Metamaterials are synthetic materials composed of many individual engineered features, which together produce properties not found in nature through their structure rather than their chemistry. In many of the labs at Duke, metamaterials are built to interact with certain wavelengths of light such as the terahertz, infrared or microwave regimes.
Depending on the goal, metamaterials can be built to steer specific wavelengths of light around an object, essentially creating a 2D cloaking device. Metamaterials can also act like flat lenses, shaping and focusing light to better transport data stored in WiFi signals or wirelessly charge a battery.

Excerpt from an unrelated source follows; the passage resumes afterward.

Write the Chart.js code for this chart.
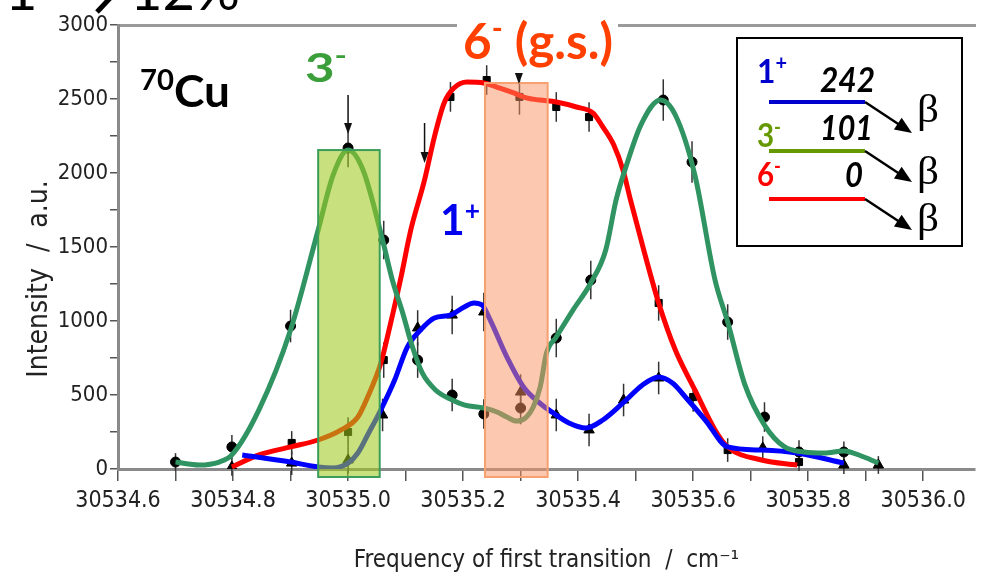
<!DOCTYPE html>
<html>
<head>
<meta charset="utf-8">
<script src="https://cdn.jsdelivr.net/npm/chart.js@4.4.1/dist/chart.umd.min.js"></script>
<style>
  html, body { margin: 0; padding: 0; background: #fff; }
  canvas { display: block; }
</style>
</head>
<body>
<canvas id="spectrum" width="982" height="582"></canvas>
<script>
'use strict';

// ---- fitted curves (frequency in cm-1, intensity in a.u.) ----
const curve3F = [30534.700, 30534.741, 30534.776, 30534.798, 30534.845, 30534.900, 30534.948, 30534.974,
  30535.000, 30535.026, 30535.060, 30535.077, 30535.095, 30535.112, 30535.129, 30535.152, 30535.181,
  30535.203, 30535.236, 30535.259, 30535.276, 30535.293, 30535.310, 30535.322, 30535.334, 30535.345,
  30535.362, 30535.391, 30535.422, 30535.448, 30535.466, 30535.483, 30535.509, 30535.543, 30535.569,
  30535.603, 30535.638, 30535.660, 30535.690, 30535.724, 30535.759, 30535.793, 30535.828, 30535.862,
  30535.897, 30535.922];
const curve3I = [47, 27, 47, 95, 399, 939, 1615, 1986,
  2155, 2020, 1547, 1277, 1054, 824, 649, 534, 466,
  432, 412, 385, 351, 324, 351, 419, 554, 784,
  892, 1074, 1257, 1480, 1818, 2040, 2324, 2493, 2392,
  1986, 1277, 993, 568, 297, 149, 115, 108, 122,
  81, 40];

const curve6F = [30534.798, 30534.845, 30534.900, 30534.948, 30534.988, 30535.017, 30535.034, 30535.057,
  30535.074, 30535.091, 30535.109, 30535.133, 30535.150, 30535.167, 30535.184, 30535.207, 30535.236,
  30535.264, 30535.288, 30535.310, 30535.333, 30535.362, 30535.397, 30535.426, 30535.443, 30535.462,
  30535.478, 30535.491, 30535.514, 30535.540, 30535.569, 30535.603, 30535.638, 30535.660, 30535.719,
  30535.781];
const curve6I = [14, 95, 149, 196, 264, 351, 486, 716,
  986, 1277, 1615, 1953, 2243, 2473, 2574, 2615, 2608,
  2574, 2541, 2507, 2493, 2480, 2446, 2405, 2311, 2189,
  2020, 1818, 1480, 1122, 804, 534, 264, 149, 61,
  27];

const curve1F = [30534.816, 30534.900, 30534.948, 30534.974, 30535.000, 30535.017, 30535.034, 30535.057,
  30535.081, 30535.103, 30535.126, 30535.150, 30535.178, 30535.202, 30535.219, 30535.233, 30535.247,
  30535.276, 30535.305, 30535.333, 30535.357, 30535.384, 30535.414, 30535.443, 30535.478, 30535.512,
  30535.540, 30535.564, 30535.591, 30535.621, 30535.660, 30535.719, 30535.781, 30535.862];
const curve1I = [95, 47, 14, 7, 40, 108, 230, 400,
  601, 824, 939, 1020, 1040, 1095, 1122, 1108, 1007,
  757, 554, 446, 378, 311, 277, 331, 446, 568,
  622, 581, 466, 331, 149, 128, 108, 40];

// ---- measured points with error bars ----
const circleF = [30534.700, 30534.798, 30534.900, 30535.000, 30535.062, 30535.121, 30535.181, 30535.236,
  30535.300, 30535.362, 30535.422, 30535.548, 30535.598, 30535.660, 30535.724, 30535.784, 30535.862];
const circleI = [47, 149, 966, 2169, 1547, 736, 500, 372, 412, 885, 1277, 2493, 2074, 993, 351, 115, 115];
const circleErr = [60, 80, 110, 130, 130, 120, 110, 100, 110, 130, 130, 140, 140, 120, 100, 80, 70];

const squareF = [30534.902, 30535.000, 30535.062, 30535.178, 30535.241, 30535.298, 30535.362, 30535.419,
  30535.540, 30535.600, 30535.660, 30535.784];
const squareI = [176, 250, 736, 2514, 2628, 2514, 2446, 2378, 1122, 486, 128, 47];
const squareErr = [80, 100, 120, 100, 100, 120, 100, 100, 120, 100, 80, 60];

const triangleF = [30534.798, 30534.902, 30535.000, 30535.060, 30535.121, 30535.181, 30535.236, 30535.300,
  30535.362, 30535.419, 30535.479, 30535.540, 30535.721, 30535.862, 30535.922];
const triangleI = [14, 40, 61, 365, 953, 1040, 1061, 520, 365, 264, 466, 615, 142, 27, 27];
const triangleErr = [60, 80, 90, 110, 120, 130, 130, 120, 110, 110, 110, 110, 80, 60, 60];

// ---- highlighted frequency windows and arrows ----
const windowFrom = [30534.948, 30535.238];
const windowTo = [30535.055, 30535.347];
const windowTop = [2155, 2608];
const windowBottom = -54;
const arrowF = [30535.0, 30535.133, 30535.297];
const arrowFrom = [2527, 2338, 2669];
const arrowTo = [2263, 2068, 2601];

// ---- level scheme in the inset ----
const levelSpins = ['1', '3', '6'];
const levelParity = ['+', '-', '-'];
const levelEnergies = ['242', '101', '0'];

const AXIS_FONT = "'Liberation Sans Narrow', 'DejaVu Sans Condensed', 'Liberation Sans', sans-serif";
const LABEL_FONT = "Lato, 'Open Sans', sans-serif";
const NBSP = '\u00a0';

const pts = (f, v) => f.map((x, i) => ({ x: x, y: v[i] }));

/**
 * Draw a row of text runs (main text + superscripts), squeezed to a width.
 */
function drawRuns(ctx, runs, x, y, width, color) {
    ctx.save();
    let total = 0;
    runs.forEach(r => {
        ctx.font = (r.style || 'bold') + ' ' + r.size + 'px ' + (r.family || LABEL_FONT);
        r.w = ctx.measureText(r.t).width;
        total += r.w;
    });
    ctx.translate(x, y);
    ctx.scale(width ? width / total : 1, 1);
    ctx.textBaseline = 'alphabetic';
    ctx.textAlign = 'left';
    let cx = 0;
    runs.forEach(r => {
        ctx.font = (r.style || 'bold') + ' ' + r.size + 'px ' + (r.family || LABEL_FONT);
        ctx.fillStyle = r.color || color;
        ctx.fillText(r.t, cx, -(r.rise || 0));
        cx += r.w;
    });
    ctx.restore();
}

function drawArrow(ctx, x1, y1, x2, y2, head, half) {
    const a = Math.atan2(y2 - y1, x2 - x1);
    const c = Math.cos(a), s = Math.sin(a);
    ctx.beginPath();
    ctx.moveTo(x1, y1);
    ctx.lineTo(x2 - c * head * 0.7, y2 - s * head * 0.7);
    ctx.stroke();
    ctx.beginPath();
    ctx.moveTo(x2, y2);
    ctx.lineTo(x2 - head * c + half * s, y2 - head * s - half * c);
    ctx.lineTo(x2 - head * c - half * s, y2 - head * s + half * c);
    ctx.closePath();
    ctx.fill();
}

const markerSets = [
    { f: circleF, v: circleI, e: circleErr },
    { f: squareF, v: squareI, e: squareErr },
    { f: triangleF, v: triangleI, e: triangleErr }
];

const decorPlugin = {
    id: 'decor',
    beforeDatasetsDraw(chart) {
        const { ctx, scales: { x, y } } = chart;
        ctx.save();
        ctx.strokeStyle = '#333';
        ctx.lineWidth = 1.5;
        markerSets.forEach(s => s.f.forEach((f, i) => {
            const px = x.getPixelForValue(f);
            ctx.beginPath();
            ctx.moveTo(px, y.getPixelForValue(s.v[i] - s.e[i]));
            ctx.lineTo(px, y.getPixelForValue(s.v[i] + s.e[i]));
            ctx.stroke();
        }));
        ctx.restore();
    },
    afterDatasetsDraw(chart) {
        const { ctx, scales: { x, y } } = chart;
        ctx.save();

        // translucent windows on top of the curves
        const fills = ['rgba(158,200,29,0.57)', 'rgba(250,145,95,0.5)'];
        const strokes = ['#3c9d5a', '#f7a070'];
        windowFrom.forEach((f, i) => {
            const x1 = x.getPixelForValue(f), x2 = x.getPixelForValue(windowTo[i]);
            const y1 = y.getPixelForValue(windowTop[i]), y2 = y.getPixelForValue(windowBottom);
            ctx.fillStyle = fills[i];
            ctx.fillRect(x1, y1, x2 - x1, y2 - y1);
            ctx.strokeStyle = strokes[i];
            ctx.lineWidth = 2;
            ctx.strokeRect(x1, y1, x2 - x1, y2 - y1);
        });

        // small downward arrows
        ctx.strokeStyle = '#111';
        ctx.fillStyle = '#111';
        ctx.lineWidth = 1.5;
        arrowF.forEach((f, i) => {
            const px = x.getPixelForValue(f);
            drawArrow(ctx, px, y.getPixelForValue(arrowFrom[i]), px, y.getPixelForValue(arrowTo[i]), 11, 4);
        });

        // break in the top frame behind the ground-state label
        ctx.fillStyle = '#fff';
        ctx.fillRect(457, 12, 161, 26);

        drawRuns(ctx, [{ t: '3', size: 40 }, { t: '-', size: 26, rise: 17 }], 305, 82, 42, '#3a9e3a');
        drawRuns(ctx, [{ t: '70', size: 28, rise: 17 }, { t: 'Cu', size: 44 }], 140, 107, 90, '#000');
        drawRuns(ctx, [{ t: '6', size: 50 }, { t: '-', size: 30, rise: 20 }, { t: ' (g.s.)', size: 50 }],
            463, 59, 150, '#ff4000');
        drawRuns(ctx, [{ t: '1', size: 42 }, { t: '+', size: 26, rise: 15 }], 440, 235, 40, '#0000ee');
        ctx.restore();
    },
    afterDraw(chart) {
        const { ctx } = chart;
        ctx.save();

        // cropped heading from the original slide
        ctx.fillStyle = '#000';
        ctx.font = '56px ' + LABEL_FONT;
        ctx.textBaseline = 'alphabetic';
        ctx.fillText('1', 5, 10);
        ctx.fillText('12%', 130, 10);
        ctx.strokeStyle = '#000';
        ctx.lineWidth = 5;
        ctx.beginPath();
        ctx.moveTo(97, 12);
        ctx.lineTo(114, -6);
        ctx.stroke();

        // level scheme inset
        ctx.fillStyle = '#fff';
        ctx.fillRect(737, 38, 225, 208);
        ctx.strokeStyle = '#000';
        ctx.lineWidth = 2;
        ctx.strokeRect(737, 38, 225, 208);

        const colors = ['#0000cc', '#669900', '#ff0000'];
        const lineY = [102, 151, 199];
        const spinBase = [83, 147, 186];
        const energyBase = [92, 140, 187];
        const energyX = [820, 820, 845];
        const energyW = [55, 53, 18];
        const betaBase = [122, 184, 231];
        levelSpins.forEach((s, i) => {
            drawRuns(ctx, [{ t: s, size: 32 }, { t: levelParity[i], size: 20, rise: 13 }],
                757, spinBase[i], levelParity[i] === '+' ? 30 : 24, colors[i]);
            drawRuns(ctx, [{ t: levelEnergies[i], size: 34, style: 'italic bold' }],
                energyX[i], energyBase[i], energyW[i], '#000');
            ctx.strokeStyle = colors[i];
            ctx.lineWidth = 4;
            ctx.beginPath();
            ctx.moveTo(769, lineY[i]);
            ctx.lineTo(865, lineY[i]);
            ctx.stroke();
            ctx.strokeStyle = '#000';
            ctx.fillStyle = '#000';
            ctx.lineWidth = 2.5;
            drawArrow(ctx, 865, lineY[i], 912, lineY[i] + 31, 17, 7);
            drawRuns(ctx, [{ t: '\u03b2', size: 40, style: 'normal', family: "'Liberation Serif', serif" }],
                917, betaBase[i], 22, '#000');
        });
        ctx.restore();
    }
};

const ctx = document.getElementById('spectrum');

new Chart(ctx, {
    type: 'line',
    data: {
        datasets: [
            {
                label: '3-',
                data: pts(curve3F, curve3I),
                borderColor: '#2f9462',
                borderWidth: 5,
                pointRadius: 0,
                cubicInterpolationMode: 'monotone',
                order: 1
            },
            {
                label: '1+',
                data: pts(curve1F, curve1I),
                borderColor: '#0000ff',
                borderWidth: 5,
                pointRadius: 0,
                cubicInterpolationMode: 'monotone',
                order: 2
            },
            {
                label: '6-',
                data: pts(curve6F, curve6I),
                borderColor: '#ff0000',
                borderWidth: 5,
                pointRadius: 0,
                cubicInterpolationMode: 'monotone',
                order: 3
            },
            {
                type: 'scatter',
                label: 'circles',
                data: pts(circleF, circleI),
                pointStyle: 'circle',
                pointRadius: 5,
                backgroundColor: '#000',
                borderColor: '#000',
                order: 10
            },
            {
                type: 'scatter',
                label: 'squares',
                data: pts(squareF, squareI),
                pointStyle: 'rect',
                pointRadius: 5,
                backgroundColor: '#000',
                borderColor: '#000',
                order: 10
            },
            {
                type: 'scatter',
                label: 'triangles',
                data: pts(triangleF, triangleI),
                pointStyle: 'triangle',
                pointRadius: 6,
                backgroundColor: '#000',
                borderColor: '#000',
                order: 10
            }
        ]
    },
    options: {
        responsive: false,
        animation: false,
        layout: { padding: 0 },
        plugins: {
            legend: { display: false },
            tooltip: { enabled: false }
        },
        scales: {
            x: {
                type: 'linear',
                position: 'bottom',
                min: 30534.6,
                max: 30536.09,
                afterFit(scale) { scale.height = 113; },
                border: { display: true, color: '#8a8a8a', width: 3 },
                grid: { drawOnChartArea: false, drawTicks: true, tickLength: 12, color: '#555', lineWidth: 1.5 },
                ticks: {
                    stepSize: 0.1,
                    includeBounds: false,
                    autoSkip: false,
                    maxRotation: 0,
                    padding: 6,
                    color: '#222',
                    font: { family: AXIS_FONT, size: 23 },
                    callback: v => (Math.round(v * 10) % 2 === 0 ? v.toFixed(1) : '')
                },
                title: {
                    display: true,
                    text: 'Frequency of first transition' + NBSP + NBSP + '/' + NBSP + NBSP + 'cm\u207b\u00b9',
                    color: '#222',
                    font: { family: AXIS_FONT, size: 24 },
                    padding: { top: 0, bottom: 7 }
                }
            },
            x2: {
                type: 'linear',
                position: 'top',
                min: 30534.6,
                max: 30536.09,
                afterFit(scale) { scale.height = 25; },
                border: { display: true, color: '#9a9a9a', width: 3 },
                grid: { display: false },
                ticks: { display: false }
            },
            y: {
                min: 0,
                max: 3000,
                afterFit(scale) { scale.width = 118; },
                border: { display: true, color: '#8a8a8a', width: 3 },
                grid: { drawOnChartArea: false, drawTicks: true, tickLength: 8, color: '#555', lineWidth: 1.5 },
                ticks: {
                    stepSize: 250,
                    autoSkip: false,
                    padding: 2,
                    color: '#222',
                    font: { family: AXIS_FONT, size: 22 },
                    callback: v => (v % 500 === 0 ? v : '')
                },
                title: {
                    display: true,
                    text: 'Intensity' + NBSP + NBSP + '/' + NBSP + NBSP + 'a.u.' + NBSP.repeat(8),
                    color: '#222',
                    font: { family: AXIS_FONT, size: 28 },
                    padding: { top: 23, bottom: 0 }
                }
            }
        }
    },
    plugins: [decorPlugin]
});
</script>
</body>
</html>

Designing the size, shape and configuration of the individual elements within a metamaterial, however, is not a straightforward task. Several electrical and computer engineering researchers at Duke are enlisting the help of AI to quickly tackle the job for them rather than trying to write new traditional design software.

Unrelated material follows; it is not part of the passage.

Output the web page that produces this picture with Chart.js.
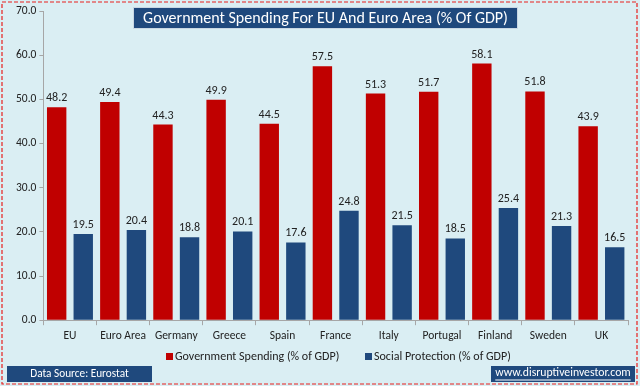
<!DOCTYPE html>
<html><head><meta charset="utf-8">
<script src="https://cdn.jsdelivr.net/npm/chart.js@4"></script>
<style>html,body{margin:0;padding:0;background:#DAEEF3;}</style>
</head><body><canvas id="c" width="640" height="386"></canvas>
<script>
const categories = ["EU","Euro Area","Germany","Greece","Spain","France","Italy","Portugal","Finland","Sweden","UK"];
const govSpending = [48.2,49.4,44.3,49.9,44.5,57.5,51.3,51.7,58.1,51.8,43.9];
const socialProtection = [19.5,20.4,18.8,20.1,17.6,24.8,21.5,18.5,25.4,21.3,16.5];
const seriesNames = ["Government Spending (% of GDP)","Social Protection (% of GDP)"];
const seriesColors = ["#C00000","#1F497D"];
const titleText = "Government Spending For EU And Euro Area (% Of GDP)";
const sourceText = "Data Source: Eurostat";
const siteText = "www.disruptiveinvestor.com";
const FONT = "Carlito, Lato, 'Open Sans', sans-serif";

function fitText(ctx, text, cx, cy, width, maxSize){
  let s = maxSize;
  ctx.font = s+'px '+FONT;
  while (ctx.measureText(text).width > width && s > 6){ s -= 0.25; ctx.font = s+'px '+FONT; }
  ctx.fillText(text, cx, cy);
  return ctx.measureText(text).width;
}

const decor = {
  id:'decor',
  beforeDraw(chart){
    const ctx=chart.ctx;
    ctx.save();
    ctx.fillStyle='#DAEEF3';
    ctx.fillRect(0,0,chart.width,chart.height);
    ctx.restore();
  },
  afterDraw(chart){
    const ctx=chart.ctx;
    ctx.save();
    ctx.textAlign='center';ctx.textBaseline='middle';
    // title box
    ctx.fillStyle='#1F497D';
    ctx.fillRect(133,7,385,22);
    ctx.strokeStyle='#C9D7E3';ctx.lineWidth=1;
    ctx.strokeRect(133.5,7.5,384,21);
    ctx.fillStyle='#fff';
    fitText(ctx,titleText,325.5,18.5,365,16);
    // source boxes
    ctx.fillStyle='#1F497D';
    ctx.fillRect(7,366,145,16);
    ctx.fillRect(491,366,144,16);
    ctx.fillStyle='#fff';
    fitText(ctx,sourceText,79.5,374,100,13);
    const w = fitText(ctx,siteText,563,373.5,138,13);
    ctx.fillRect(563-w/2,379.5,w,1);
    // legend
    const lx=[166,365];
    ctx.textAlign='left';
    seriesNames.forEach((n,i)=>{
      ctx.fillStyle=seriesColors[i];
      ctx.fillRect(lx[i],353,7,7);
      ctx.fillStyle='#222';
      const tw = i===0?166:138;
      let s=12; ctx.font=s+'px '+FONT;
      while(ctx.measureText(n).width>tw && s>6){s-=0.25;ctx.font=s+'px '+FONT;}
      ctx.fillText(n,lx[i]+9,356.5);
    });
    // data labels
    ctx.textAlign='center';
    ctx.fillStyle='#222';ctx.font='12px '+FONT;ctx.textBaseline='bottom';
    chart.data.datasets.forEach((ds,i)=>{
      const meta=chart.getDatasetMeta(i);
      meta.data.forEach((bar,j)=>{
        ctx.fillText(ds.data[j].toFixed(1),bar.x,bar.y-3);
      });
    });
    // border
    ctx.strokeStyle='#E8201F';ctx.lineWidth=1.2;ctx.setLineDash([4,2]);
    ctx.strokeRect(2,2,635,382);
    ctx.restore();
  }
};

new Chart(document.getElementById('c'),{
  type:'bar',
  data:{labels:categories,datasets:[
    {label:seriesNames[0],data:govSpending,backgroundColor:seriesColors[0],barPercentage:0.73,categoryPercentage:1},
    {label:seriesNames[1],data:socialProtection,backgroundColor:seriesColors[1],barPercentage:0.73,categoryPercentage:1}
  ]},
  options:{
    responsive:false,animation:false,
    layout:{padding:{left:13,right:12,top:11,bottom:39}},
    plugins:{legend:{display:false},tooltip:{enabled:false}},
    scales:{
      x:{grid:{offset:true,drawOnChartArea:false,color:'#A6A6A6',tickLength:5},border:{color:'#A6A6A6'},
         ticks:{color:'#222',font:{family:FONT,size:11.5},padding:4,maxRotation:0,autoSkip:false}},
      y:{min:0,max:70,grid:{drawOnChartArea:false,color:'#A6A6A6',tickLength:4},border:{color:'#A6A6A6'},
         ticks:{stepSize:10,color:'#222',font:{family:FONT,size:11.5},padding:3,callback:v=>v.toFixed(1)}}
    }
  },
  plugins:[decor]
});
</script></body></html>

AI and machine learning have been an area of great interest among FIP faculty. For example:
- Natasha Litchinitser is using AI to design small silicon chips for routing optical interconnects.
- Willie Padilla is designing sustainable types of thermal energy harvesters and lighting.
- David R. Smith, one of the original inventors of metamaterials, is creating new types of imaging sensors that work with microwaves.
- Guillermo Sapiro works extensively on theory and applications in computer vision, computer graphics, medical imaging, image analysis and machine learning.
- Sina Farsiu and Joseph Izatt have integrated machine learning and optics to design a multi-aperture optical system capable of sampling non-confocal light while simultaneously performing confocal imaging.
- Tuan Vo-Dinh and his team use machine learning methods to rapidly analyze biomedical markers’ signals for early cancer detection and environmental monitoring of toxic pollutants.
- David E. Carlson is focused on novel machine learning and artificial intelligence techniques for ecological and mental health applications.
- Timothy Dunn develops machine learning techniques in computational neuroscience and traumatic brain injury studies.
“AI is a hot topic today in simulating human responses and fully automating platforms that mimic what humans would do,” Horstmeyer said. “But most of what’s happening with AI and photonics at Duke has more to do with advanced design and data analytics, synthesizing many types of data in a complex way using similar tools.”
With such a wide range of research topics and a large number of faculty in the space, Dunn and Horstmeyer say their first steps with the new initiative will be to build a community, making connections among physics, chemistry, biology, medicine, engineering and more. Even if a researcher isn’t currently using AI but is interested in exploring potential applications, they want to bring them into the group and help get them started.
The duo also plans to create a series of lectures specifically targeting AI in photonics to expand the group’s knowledge base and bring in new ideas for researchers to consider. And, eventually, they want to apply for a large training grant or collaborative grant to cement the AI in Photonics Initiative as an active entity for years to come.